DATA BLOCK:
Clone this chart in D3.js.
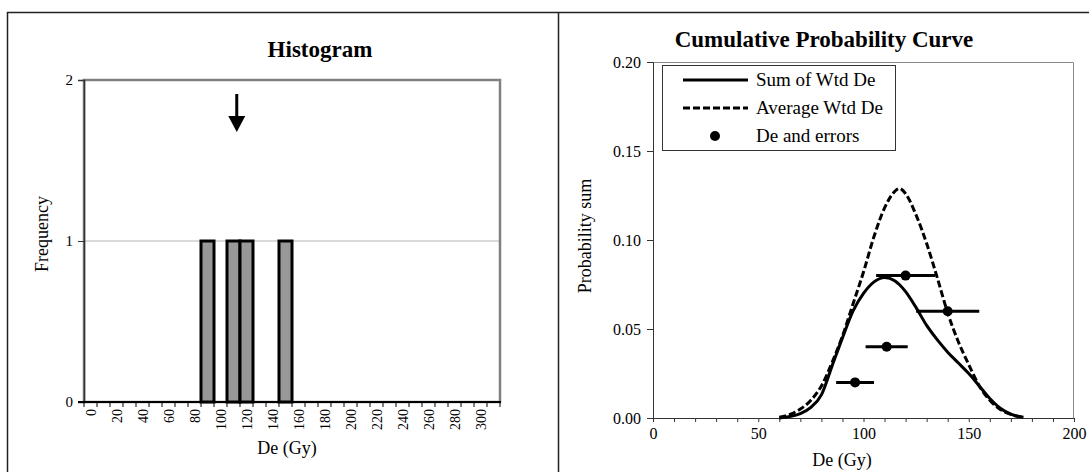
<!DOCTYPE html>
<html>
<head>
<meta charset="utf-8">
<script src="https://cdn.jsdelivr.net/npm/d3@7/dist/d3.min.js"></script>
<style>
  html, body { margin: 0; padding: 0; background: #fff; }
  svg text { font-family: "Liberation Serif", "Times New Roman", serif; fill: #000; }
</style>
</head>
<body>
<svg id="chart" width="1089" height="472"></svg>
<script>
// Histogram bins (Gy) and their counts
const binLabels = d3.range(0, 320, 10);
const binCounts = [0,0,0,0,0,0,0,0,0,1,0,1,1,0,0,1,0,0,0,0,0,0,0,0,0,0,0,0,0,0,0,0];
const meanDe = 112.5;

// Individual equivalent doses with their errors
const deValues = [96, 111, 120, 140];
const deErrors = [9, 10, 14, 15];
const deLevels = [0.02, 0.04, 0.08, 0.06];

// Probability curves sampled along De
const curveDe = [60, 65, 70, 75, 80, 85, 90, 95, 100, 105, 110, 115, 117, 120, 125, 130, 135, 140, 145, 150, 155, 160, 165, 170, 176];
const sumWtd  = [0.000, 0.0008, 0.0025, 0.006, 0.013, 0.029, 0.045, 0.060, 0.070, 0.0765, 0.079, 0.077, 0.075, 0.071, 0.062, 0.052, 0.044, 0.037, 0.031, 0.025, 0.018, 0.011, 0.0055, 0.0022, 0.0004];
const avgWtd  = [0.0005, 0.002, 0.005, 0.010, 0.018, 0.031, 0.046, 0.064, 0.082, 0.102, 0.118, 0.1275, 0.129, 0.126, 0.114, 0.098, 0.079, 0.059, 0.043, 0.030, 0.018, 0.010, 0.0048, 0.002, 0.0004];

const histYTicks = [0, 1, 2];
const cpcYTicks = [0, 0.05, 0.10, 0.15, 0.20];
const cpcXTicks = [0, 50, 100, 150, 200];

const svg = d3.select("#chart");

// Outer frame and panel divider
svg.append("line").attr("x1", 7).attr("x2", 1089).attr("y1", 12.5).attr("y2", 12.5).attr("stroke", "#222").attr("stroke-width", 1.5);
svg.append("line").attr("x1", 7.5).attr("x2", 7.5).attr("y1", 12).attr("y2", 472).attr("stroke", "#222").attr("stroke-width", 1.5);
svg.append("line").attr("x1", 558.5).attr("x2", 558.5).attr("y1", 12).attr("y2", 472).attr("stroke", "#222").attr("stroke-width", 1.5);

// ---------- Histogram ----------
{
  const L = 84, R = 500, T = 80, B = 402;
  const x = d3.scaleBand().domain(binLabels).range([L, R]).padding(0);
  const y = d3.scaleLinear().domain([0, 2]).range([B, T]);
  // continuous position along the binned axis (bin label -> band centre)
  const xPos = d3.scaleLinear().domain([0, 10]).range([x(0) + x.bandwidth() / 2, x(10) + x.bandwidth() / 2]);
  const g = svg.append("g");

  g.append("text").attr("x", 320).attr("y", 57).attr("text-anchor", "middle")
    .attr("font-size", 23).attr("font-weight", "bold").text("Histogram");

  // gridline at 1
  g.append("line").attr("x1", L).attr("x2", R).attr("y1", y(1)).attr("y2", y(1))
    .attr("stroke", "#b4b4b4").attr("stroke-width", 1);

  // plot border
  g.append("rect").attr("x", L).attr("y", T).attr("width", R - L).attr("height", B - T)
    .attr("fill", "none").attr("stroke", "#808080").attr("stroke-width", 2.5);

  // bars
  g.selectAll("rect.bar").data(binLabels.map((b, i) => ({ b, c: binCounts[i] })).filter(d => d.c > 0))
    .join("rect").attr("class", "bar")
    .attr("x", d => x(d.b)).attr("width", x.bandwidth())
    .attr("y", d => y(d.c)).attr("height", d => y(0) - y(d.c))
    .attr("fill", "#989898").attr("stroke", "#000").attr("stroke-width", 3);

  // y axis
  const yAxis = d3.axisLeft(y).tickValues(histYTicks).tickSize(6).tickPadding(5).tickFormat(d3.format("d"));
  const ya = g.append("g").attr("transform", `translate(${L},0)`).call(yAxis);
  ya.select(".domain").attr("stroke", "#333").attr("stroke-width", 1.5);
  ya.selectAll(".tick line").attr("stroke", "#333");
  ya.selectAll("text").attr("font-size", 15).attr("fill", "#333").attr("font-family", "Liberation Serif");

  // x axis: ticks at band boundaries, labels every other bin
  g.append("line").attr("x1", L - 6).attr("x2", R + 1).attr("y1", B).attr("y2", B).attr("stroke", "#000").attr("stroke-width", 2);
  g.selectAll("line.xt").data(d3.range(binLabels.length + 1)).join("line").attr("class", "xt")
    .attr("x1", i => L + i * x.bandwidth()).attr("x2", i => L + i * x.bandwidth())
    .attr("y1", B).attr("y2", B + 5).attr("stroke", "#000").attr("stroke-width", 1);
  g.selectAll("text.xl").data(binLabels.filter(b => b % 20 === 0)).join("text").attr("class", "xl")
    .attr("transform", d => `translate(${x(d) + x.bandwidth() / 2 + 5},${B + 7}) rotate(-90)`)
    .attr("text-anchor", "end").attr("font-size", 14).attr("fill", "#333").text(d => d);

  g.append("text").attr("x", 287).attr("y", 454).attr("text-anchor", "middle").attr("font-size", 18).text("De (Gy)");
  g.append("text").attr("transform", `translate(48,234) rotate(-90)`).attr("text-anchor", "middle")
    .attr("font-size", 18).text("Frequency");

  // arrow marking the mean
  const ax = xPos(meanDe);
  g.append("line").attr("x1", ax).attr("x2", ax).attr("y1", 94).attr("y2", 118).attr("stroke", "#000").attr("stroke-width", 3);
  g.append("path").attr("d", `M${ax - 8.5},116 L${ax + 8.5},116 L${ax},132 Z`).attr("fill", "#000");
}

// ---------- Cumulative Probability Curve ----------
{
  const L = 653, R = 1074, T = 62, B = 418;
  const x = d3.scaleLinear().domain([0, 200]).range([L, R]);
  const y = d3.scaleLinear().domain([0, 0.2]).range([B, T]);
  const g = svg.append("g");

  g.append("text").attr("x", 824).attr("y", 47).attr("text-anchor", "middle")
    .attr("font-size", 23).attr("font-weight", "bold").text("Cumulative Probability Curve");

  // plot area border (top/right)
  g.append("path").attr("d", `M${L},${T + 0.5} H${R - 0.5} V${B}`).attr("fill", "none").attr("stroke", "#8a8a8a").attr("stroke-width", 1);

  // y axis
  const yAxis = d3.axisLeft(y).tickValues(cpcYTicks).tickSize(6).tickPadding(6).tickFormat(d3.format(".2f"));
  const ya = g.append("g").attr("transform", `translate(${L},0)`).call(yAxis);
  ya.select(".domain").attr("stroke", "#333");
  ya.selectAll(".tick line").attr("stroke", "#333");
  ya.selectAll("text").attr("font-size", 16).attr("fill", "#555").attr("font-family", "Liberation Serif");

  // x axis with ticks every 10 and labels every 50
  const xAxis = d3.axisBottom(x).tickValues(d3.range(0, 201, 10)).tickSize(4).tickPadding(6)
    .tickFormat(d => cpcXTicks.includes(d) ? d : "");
  const xa = g.append("g").attr("transform", `translate(0,${B})`).call(xAxis);
  xa.select(".domain").attr("stroke", "#333");
  xa.selectAll(".tick line").attr("stroke", "#333");
  xa.selectAll("text").attr("font-size", 16).attr("fill", "#444").attr("font-family", "Liberation Serif");

  g.append("text").attr("x", 842).attr("y", 466).attr("text-anchor", "middle").attr("font-size", 18).text("De (Gy)");
  g.append("text").attr("transform", `translate(591,236) rotate(-90)`).attr("text-anchor", "middle")
    .attr("font-size", 18).text("Probability sum");

  const line = d3.line().curve(d3.curveMonotoneX).x((d, i) => x(curveDe[i])).y(d => y(d));

  // error bars and points
  g.selectAll("line.err").data(deValues).join("line").attr("class", "err")
    .attr("x1", (d, i) => x(d - deErrors[i])).attr("x2", (d, i) => x(d + deErrors[i]))
    .attr("y1", (d, i) => y(deLevels[i])).attr("y2", (d, i) => y(deLevels[i]))
    .attr("stroke", "#000").attr("stroke-width", 3);
  g.selectAll("circle.pt").data(deValues).join("circle").attr("class", "pt")
    .attr("cx", d => x(d)).attr("cy", (d, i) => y(deLevels[i])).attr("r", 5).attr("fill", "#000");

  g.append("path").attr("d", line(avgWtd)).attr("fill", "none").attr("stroke", "#000")
    .attr("stroke-width", 3).attr("stroke-dasharray", "7,3");
  g.append("path").attr("d", line(sumWtd)).attr("fill", "none").attr("stroke", "#000").attr("stroke-width", 3);

  // legend
  const lg = g.append("g");
  lg.append("rect").attr("x", 662.5).attr("y", 65.5).attr("width", 233).attr("height", 85)
    .attr("fill", "#fff").attr("stroke", "#333").attr("stroke-width", 1);
  const items = [
    { label: "Sum of Wtd De", type: "solid" },
    { label: "Average Wtd De", type: "dash" },
    { label: "De and errors", type: "dot" }
  ];
  items.forEach((it, i) => {
    const cy = 80 + i * 28;
    if (it.type === "dot") {
      lg.append("circle").attr("cx", 715).attr("cy", cy).attr("r", 5).attr("fill", "#000");
    } else {
      lg.append("line").attr("x1", 683).attr("x2", 748).attr("y1", cy).attr("y2", cy)
        .attr("stroke", "#000").attr("stroke-width", 3).attr("stroke-dasharray", it.type === "dash" ? "7,3" : null);
    }
    lg.append("text").attr("x", 756).attr("y", cy + 6).attr("font-size", 19).text(it.label);
  });
}
</script>
</body>
</html>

WORK TO BE COMPLETED: Write out, word for word, the lines from the start of the data through the one holding "const deLevels = [0.02, 0.04, 0.08, 0.06];". Omit pictures.

SOLUTION TO THIS PROBLEM:
Clone this chart in D3.js.
<!DOCTYPE html>
<html>
<head>
<meta charset="utf-8">
<script src="https://cdn.jsdelivr.net/npm/d3@7/dist/d3.min.js"></script>
<style>
  html, body { margin: 0; padding: 0; background: #fff; }
  svg text { font-family: "Liberation Serif", "Times New Roman", serif; fill: #000; }
</style>
</head>
<body>
<svg id="chart" width="1089" height="472"></svg>
<script>
// Histogram bins (Gy) and their counts
const binLabels = d3.range(0, 320, 10);
const binCounts = [0,0,0,0,0,0,0,0,0,1,0,1,1,0,0,1,0,0,0,0,0,0,0,0,0,0,0,0,0,0,0,0];
const meanDe = 112.5;

// Individual equivalent doses with their errors
const deValues = [96, 111, 120, 140];
const deErrors = [9, 10, 14, 15];
const deLevels = [0.02, 0.04, 0.08, 0.06];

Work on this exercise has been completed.